Pull out exactly the lines from the line containing "Generate a Python" to the line containing "import matplotlib.transforms as mtransforms", both lines included, with pictures removed from the copy.

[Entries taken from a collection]
====
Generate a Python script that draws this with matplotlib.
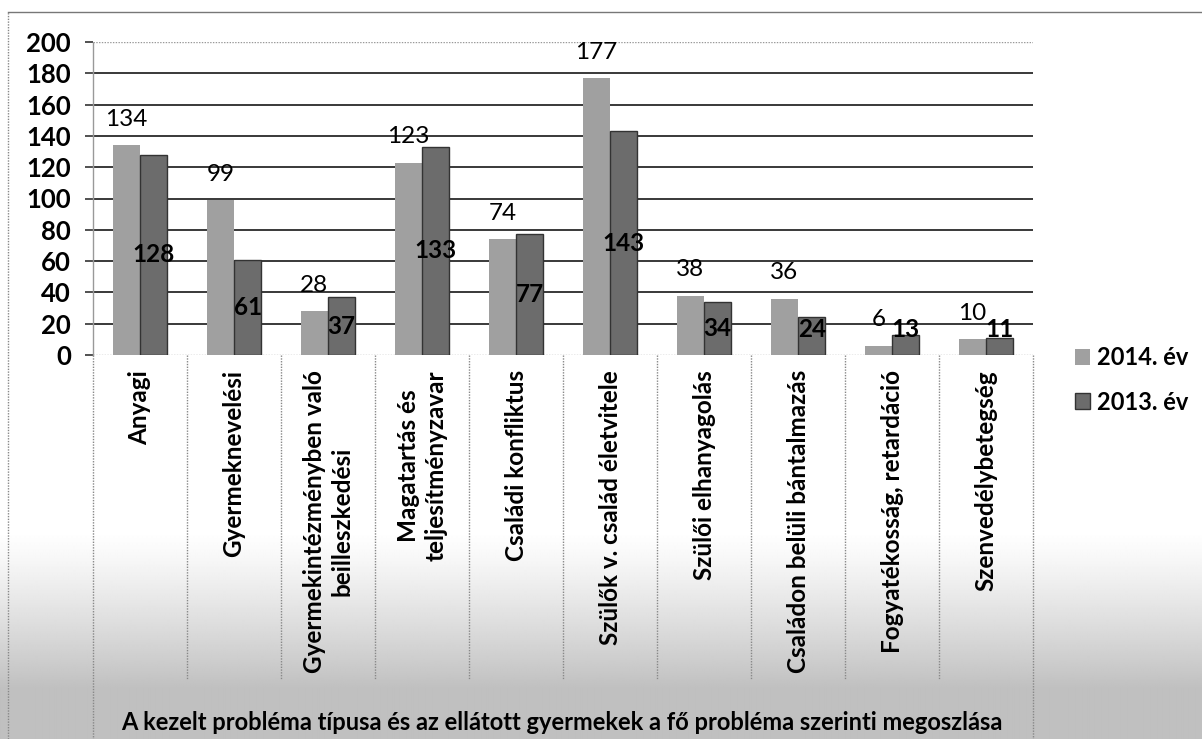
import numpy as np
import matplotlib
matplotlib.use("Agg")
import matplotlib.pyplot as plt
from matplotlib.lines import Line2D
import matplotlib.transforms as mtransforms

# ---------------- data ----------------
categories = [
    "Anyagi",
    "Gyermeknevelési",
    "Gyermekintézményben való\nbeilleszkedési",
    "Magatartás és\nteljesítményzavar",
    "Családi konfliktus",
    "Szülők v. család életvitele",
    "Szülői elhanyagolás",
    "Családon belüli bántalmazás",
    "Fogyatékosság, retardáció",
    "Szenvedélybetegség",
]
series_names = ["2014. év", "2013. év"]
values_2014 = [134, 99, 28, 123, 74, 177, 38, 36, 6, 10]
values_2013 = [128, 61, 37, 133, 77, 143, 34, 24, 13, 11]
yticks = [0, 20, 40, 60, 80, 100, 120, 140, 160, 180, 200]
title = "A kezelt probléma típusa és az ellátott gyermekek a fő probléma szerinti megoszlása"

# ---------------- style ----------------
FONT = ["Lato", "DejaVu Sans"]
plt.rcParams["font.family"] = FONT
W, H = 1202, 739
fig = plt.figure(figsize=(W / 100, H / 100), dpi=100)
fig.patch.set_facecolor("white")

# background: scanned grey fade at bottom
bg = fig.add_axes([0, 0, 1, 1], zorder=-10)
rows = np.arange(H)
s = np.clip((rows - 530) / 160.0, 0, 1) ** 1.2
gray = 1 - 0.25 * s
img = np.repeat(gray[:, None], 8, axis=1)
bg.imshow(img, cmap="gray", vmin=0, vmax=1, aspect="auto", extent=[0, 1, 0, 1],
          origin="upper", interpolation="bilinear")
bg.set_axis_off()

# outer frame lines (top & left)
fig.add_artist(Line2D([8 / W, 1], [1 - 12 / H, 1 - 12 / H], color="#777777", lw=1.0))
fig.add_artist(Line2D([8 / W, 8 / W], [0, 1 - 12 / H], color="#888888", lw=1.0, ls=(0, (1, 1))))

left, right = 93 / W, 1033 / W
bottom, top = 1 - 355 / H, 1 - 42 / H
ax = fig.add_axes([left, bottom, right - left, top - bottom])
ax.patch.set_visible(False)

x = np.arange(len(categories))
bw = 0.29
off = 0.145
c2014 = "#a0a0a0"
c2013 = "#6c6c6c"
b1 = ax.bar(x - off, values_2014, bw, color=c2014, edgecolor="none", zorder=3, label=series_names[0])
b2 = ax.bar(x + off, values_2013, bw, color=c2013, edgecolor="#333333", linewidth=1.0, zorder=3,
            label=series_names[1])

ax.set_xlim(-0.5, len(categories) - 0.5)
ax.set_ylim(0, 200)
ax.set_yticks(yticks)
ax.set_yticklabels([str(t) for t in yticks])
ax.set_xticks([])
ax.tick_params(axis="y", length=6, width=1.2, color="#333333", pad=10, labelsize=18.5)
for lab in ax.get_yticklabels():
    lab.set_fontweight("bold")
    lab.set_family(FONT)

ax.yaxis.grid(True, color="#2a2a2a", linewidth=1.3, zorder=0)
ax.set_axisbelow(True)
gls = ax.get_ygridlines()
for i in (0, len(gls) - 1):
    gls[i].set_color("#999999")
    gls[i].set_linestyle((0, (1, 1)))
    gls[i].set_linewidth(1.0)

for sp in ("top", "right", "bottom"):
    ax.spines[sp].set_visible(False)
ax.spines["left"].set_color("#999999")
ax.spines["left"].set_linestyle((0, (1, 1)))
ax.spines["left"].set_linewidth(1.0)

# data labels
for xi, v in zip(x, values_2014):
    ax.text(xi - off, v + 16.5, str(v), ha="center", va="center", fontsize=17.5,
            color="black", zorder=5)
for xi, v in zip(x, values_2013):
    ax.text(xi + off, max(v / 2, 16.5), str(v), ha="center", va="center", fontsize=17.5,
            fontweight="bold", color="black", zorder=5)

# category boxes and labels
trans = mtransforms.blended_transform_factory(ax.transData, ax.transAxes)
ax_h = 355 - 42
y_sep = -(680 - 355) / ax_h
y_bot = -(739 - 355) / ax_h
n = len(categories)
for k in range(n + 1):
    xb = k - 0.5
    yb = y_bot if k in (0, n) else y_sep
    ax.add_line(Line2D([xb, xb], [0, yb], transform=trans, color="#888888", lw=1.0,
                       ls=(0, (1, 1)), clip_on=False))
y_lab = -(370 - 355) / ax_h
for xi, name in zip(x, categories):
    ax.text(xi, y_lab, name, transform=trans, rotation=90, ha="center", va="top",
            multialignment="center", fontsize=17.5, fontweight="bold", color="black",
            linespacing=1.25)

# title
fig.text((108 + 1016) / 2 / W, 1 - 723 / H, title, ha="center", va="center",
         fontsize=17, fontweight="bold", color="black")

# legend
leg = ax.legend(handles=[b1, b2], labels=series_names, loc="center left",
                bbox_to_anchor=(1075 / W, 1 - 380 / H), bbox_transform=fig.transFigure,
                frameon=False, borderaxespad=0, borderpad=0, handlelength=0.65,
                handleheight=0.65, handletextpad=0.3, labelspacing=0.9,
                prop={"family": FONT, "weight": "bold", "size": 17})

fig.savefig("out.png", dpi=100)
====
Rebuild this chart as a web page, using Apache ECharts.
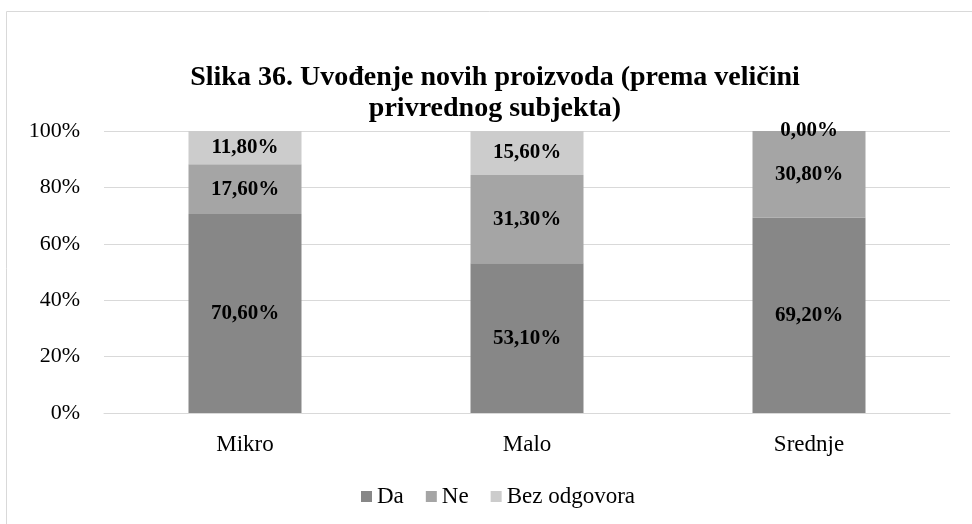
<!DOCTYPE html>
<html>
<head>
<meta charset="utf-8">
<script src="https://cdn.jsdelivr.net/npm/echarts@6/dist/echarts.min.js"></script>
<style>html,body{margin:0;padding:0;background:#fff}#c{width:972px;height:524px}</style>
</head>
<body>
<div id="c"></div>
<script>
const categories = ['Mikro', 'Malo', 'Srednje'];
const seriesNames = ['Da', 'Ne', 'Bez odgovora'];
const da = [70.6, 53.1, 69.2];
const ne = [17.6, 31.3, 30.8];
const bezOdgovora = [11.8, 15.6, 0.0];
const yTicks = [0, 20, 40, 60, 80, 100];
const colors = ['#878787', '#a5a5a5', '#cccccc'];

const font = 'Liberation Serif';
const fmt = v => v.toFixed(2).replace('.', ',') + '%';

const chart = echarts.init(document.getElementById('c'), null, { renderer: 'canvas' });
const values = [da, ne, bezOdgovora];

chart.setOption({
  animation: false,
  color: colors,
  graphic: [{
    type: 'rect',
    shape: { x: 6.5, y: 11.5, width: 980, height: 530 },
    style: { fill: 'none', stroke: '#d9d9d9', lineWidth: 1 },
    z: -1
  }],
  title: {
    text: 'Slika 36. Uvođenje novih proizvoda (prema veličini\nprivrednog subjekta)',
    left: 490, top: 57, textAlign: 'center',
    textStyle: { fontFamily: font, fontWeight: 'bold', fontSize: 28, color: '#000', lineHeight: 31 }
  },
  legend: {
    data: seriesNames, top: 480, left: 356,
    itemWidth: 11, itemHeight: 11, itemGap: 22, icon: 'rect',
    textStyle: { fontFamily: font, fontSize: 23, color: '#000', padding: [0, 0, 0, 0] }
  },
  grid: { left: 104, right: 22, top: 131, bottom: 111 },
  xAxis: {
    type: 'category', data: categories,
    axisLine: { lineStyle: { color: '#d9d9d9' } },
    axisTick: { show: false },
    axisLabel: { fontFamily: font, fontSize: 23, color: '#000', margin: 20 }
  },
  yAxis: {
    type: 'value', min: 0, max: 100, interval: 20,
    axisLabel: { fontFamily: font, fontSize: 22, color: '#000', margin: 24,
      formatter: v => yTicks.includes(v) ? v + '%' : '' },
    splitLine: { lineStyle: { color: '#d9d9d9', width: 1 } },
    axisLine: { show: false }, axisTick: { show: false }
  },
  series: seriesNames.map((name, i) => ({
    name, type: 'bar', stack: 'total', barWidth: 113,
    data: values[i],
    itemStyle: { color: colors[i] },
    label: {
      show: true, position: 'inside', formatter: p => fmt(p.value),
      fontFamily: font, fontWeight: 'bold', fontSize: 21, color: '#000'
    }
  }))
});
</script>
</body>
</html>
====
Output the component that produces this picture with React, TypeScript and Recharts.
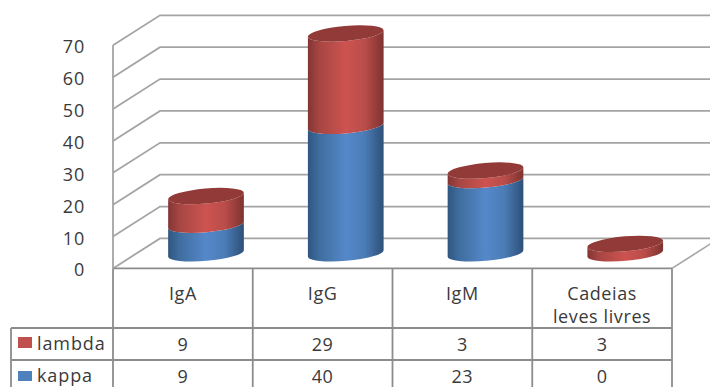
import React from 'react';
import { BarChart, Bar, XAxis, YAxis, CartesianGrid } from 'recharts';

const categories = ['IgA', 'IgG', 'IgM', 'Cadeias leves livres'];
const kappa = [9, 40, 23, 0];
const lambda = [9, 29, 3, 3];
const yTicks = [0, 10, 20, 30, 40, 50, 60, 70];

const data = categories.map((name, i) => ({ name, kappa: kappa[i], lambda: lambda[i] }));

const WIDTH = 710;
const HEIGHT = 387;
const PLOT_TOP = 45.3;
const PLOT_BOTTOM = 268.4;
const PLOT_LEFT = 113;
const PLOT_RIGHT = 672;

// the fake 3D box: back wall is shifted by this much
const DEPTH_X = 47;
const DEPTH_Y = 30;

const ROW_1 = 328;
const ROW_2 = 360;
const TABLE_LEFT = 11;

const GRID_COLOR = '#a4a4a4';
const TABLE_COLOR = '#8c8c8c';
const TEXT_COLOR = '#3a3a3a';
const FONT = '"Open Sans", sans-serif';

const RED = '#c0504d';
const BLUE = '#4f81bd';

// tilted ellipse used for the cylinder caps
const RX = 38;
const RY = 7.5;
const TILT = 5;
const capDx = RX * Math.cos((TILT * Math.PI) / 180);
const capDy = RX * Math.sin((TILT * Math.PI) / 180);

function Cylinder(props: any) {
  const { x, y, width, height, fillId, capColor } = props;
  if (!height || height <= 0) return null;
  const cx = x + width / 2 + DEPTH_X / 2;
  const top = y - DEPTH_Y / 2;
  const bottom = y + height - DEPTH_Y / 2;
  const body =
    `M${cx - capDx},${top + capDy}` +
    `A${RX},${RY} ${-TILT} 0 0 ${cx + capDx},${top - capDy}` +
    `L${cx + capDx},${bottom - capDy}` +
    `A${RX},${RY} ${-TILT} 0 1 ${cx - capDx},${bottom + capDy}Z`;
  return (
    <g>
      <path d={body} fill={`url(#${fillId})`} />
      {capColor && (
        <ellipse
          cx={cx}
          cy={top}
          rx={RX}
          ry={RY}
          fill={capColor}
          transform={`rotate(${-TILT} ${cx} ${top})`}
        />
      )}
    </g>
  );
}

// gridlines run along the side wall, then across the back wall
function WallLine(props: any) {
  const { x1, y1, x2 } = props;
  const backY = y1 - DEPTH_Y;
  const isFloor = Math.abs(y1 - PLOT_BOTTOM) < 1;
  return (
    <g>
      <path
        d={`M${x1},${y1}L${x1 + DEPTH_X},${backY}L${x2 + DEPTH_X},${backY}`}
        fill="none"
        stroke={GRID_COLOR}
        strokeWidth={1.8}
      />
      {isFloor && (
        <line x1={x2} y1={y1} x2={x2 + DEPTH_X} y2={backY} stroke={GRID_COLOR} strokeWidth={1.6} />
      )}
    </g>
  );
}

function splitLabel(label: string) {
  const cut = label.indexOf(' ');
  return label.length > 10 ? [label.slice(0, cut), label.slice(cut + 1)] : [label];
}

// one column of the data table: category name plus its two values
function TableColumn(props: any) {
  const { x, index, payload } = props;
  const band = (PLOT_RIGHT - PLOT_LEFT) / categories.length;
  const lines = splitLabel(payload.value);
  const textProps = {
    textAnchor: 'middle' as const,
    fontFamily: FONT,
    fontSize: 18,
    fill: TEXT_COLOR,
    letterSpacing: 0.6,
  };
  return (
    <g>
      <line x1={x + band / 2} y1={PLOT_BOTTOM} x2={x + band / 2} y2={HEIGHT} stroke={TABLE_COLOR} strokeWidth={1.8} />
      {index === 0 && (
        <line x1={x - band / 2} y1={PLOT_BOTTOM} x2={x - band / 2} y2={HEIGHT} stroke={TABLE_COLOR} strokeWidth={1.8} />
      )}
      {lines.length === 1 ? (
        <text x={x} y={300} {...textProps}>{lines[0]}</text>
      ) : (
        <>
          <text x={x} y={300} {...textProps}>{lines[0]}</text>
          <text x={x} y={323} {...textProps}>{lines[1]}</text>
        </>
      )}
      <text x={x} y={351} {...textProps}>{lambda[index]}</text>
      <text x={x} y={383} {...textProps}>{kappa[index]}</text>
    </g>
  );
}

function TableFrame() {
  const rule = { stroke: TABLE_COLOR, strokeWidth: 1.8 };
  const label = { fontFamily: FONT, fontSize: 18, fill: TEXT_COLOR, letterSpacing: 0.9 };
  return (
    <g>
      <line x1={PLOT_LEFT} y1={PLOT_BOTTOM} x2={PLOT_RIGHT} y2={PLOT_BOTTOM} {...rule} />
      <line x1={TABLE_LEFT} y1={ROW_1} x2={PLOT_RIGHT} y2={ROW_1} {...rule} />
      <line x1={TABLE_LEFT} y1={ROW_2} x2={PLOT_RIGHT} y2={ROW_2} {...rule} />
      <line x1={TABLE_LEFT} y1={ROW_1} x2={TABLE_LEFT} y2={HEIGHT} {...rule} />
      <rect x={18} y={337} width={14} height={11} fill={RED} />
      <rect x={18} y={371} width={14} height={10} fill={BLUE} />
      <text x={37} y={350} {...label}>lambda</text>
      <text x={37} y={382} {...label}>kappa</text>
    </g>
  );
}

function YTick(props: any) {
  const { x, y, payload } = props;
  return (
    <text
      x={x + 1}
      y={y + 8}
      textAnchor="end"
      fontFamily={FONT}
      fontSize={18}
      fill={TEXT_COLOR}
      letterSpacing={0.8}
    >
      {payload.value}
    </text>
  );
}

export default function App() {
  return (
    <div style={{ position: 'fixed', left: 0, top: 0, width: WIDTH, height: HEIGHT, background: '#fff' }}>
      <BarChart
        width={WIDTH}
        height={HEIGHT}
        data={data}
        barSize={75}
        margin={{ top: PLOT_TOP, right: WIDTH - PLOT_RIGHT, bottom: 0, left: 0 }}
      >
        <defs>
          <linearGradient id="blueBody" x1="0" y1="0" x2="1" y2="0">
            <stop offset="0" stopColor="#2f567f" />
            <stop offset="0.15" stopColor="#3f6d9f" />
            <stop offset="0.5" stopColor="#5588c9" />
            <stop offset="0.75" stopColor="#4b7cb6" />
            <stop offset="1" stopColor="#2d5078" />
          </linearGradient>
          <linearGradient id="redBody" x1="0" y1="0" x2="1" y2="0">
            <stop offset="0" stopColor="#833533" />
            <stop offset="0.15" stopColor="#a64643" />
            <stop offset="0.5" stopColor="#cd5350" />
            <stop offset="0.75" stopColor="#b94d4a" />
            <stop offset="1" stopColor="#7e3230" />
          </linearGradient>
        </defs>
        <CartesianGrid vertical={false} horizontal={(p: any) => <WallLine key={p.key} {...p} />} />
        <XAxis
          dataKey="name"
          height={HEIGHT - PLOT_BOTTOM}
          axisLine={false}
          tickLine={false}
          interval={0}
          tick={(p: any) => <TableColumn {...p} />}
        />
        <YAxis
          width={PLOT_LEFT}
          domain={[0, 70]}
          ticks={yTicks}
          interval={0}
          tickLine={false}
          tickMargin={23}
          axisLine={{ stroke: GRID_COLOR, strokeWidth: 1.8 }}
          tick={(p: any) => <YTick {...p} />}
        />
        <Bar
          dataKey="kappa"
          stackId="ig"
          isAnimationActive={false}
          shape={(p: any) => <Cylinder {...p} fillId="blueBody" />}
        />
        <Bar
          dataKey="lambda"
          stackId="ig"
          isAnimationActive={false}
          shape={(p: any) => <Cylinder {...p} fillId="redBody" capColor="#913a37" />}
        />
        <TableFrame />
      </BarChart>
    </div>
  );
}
====
• **Complete response**:
Generate a Python script that draws this with matplotlib.
import numpy as np
import matplotlib
matplotlib.use("Agg")
import matplotlib.pyplot as plt
from matplotlib.lines import Line2D
import matplotlib.transforms as mtransforms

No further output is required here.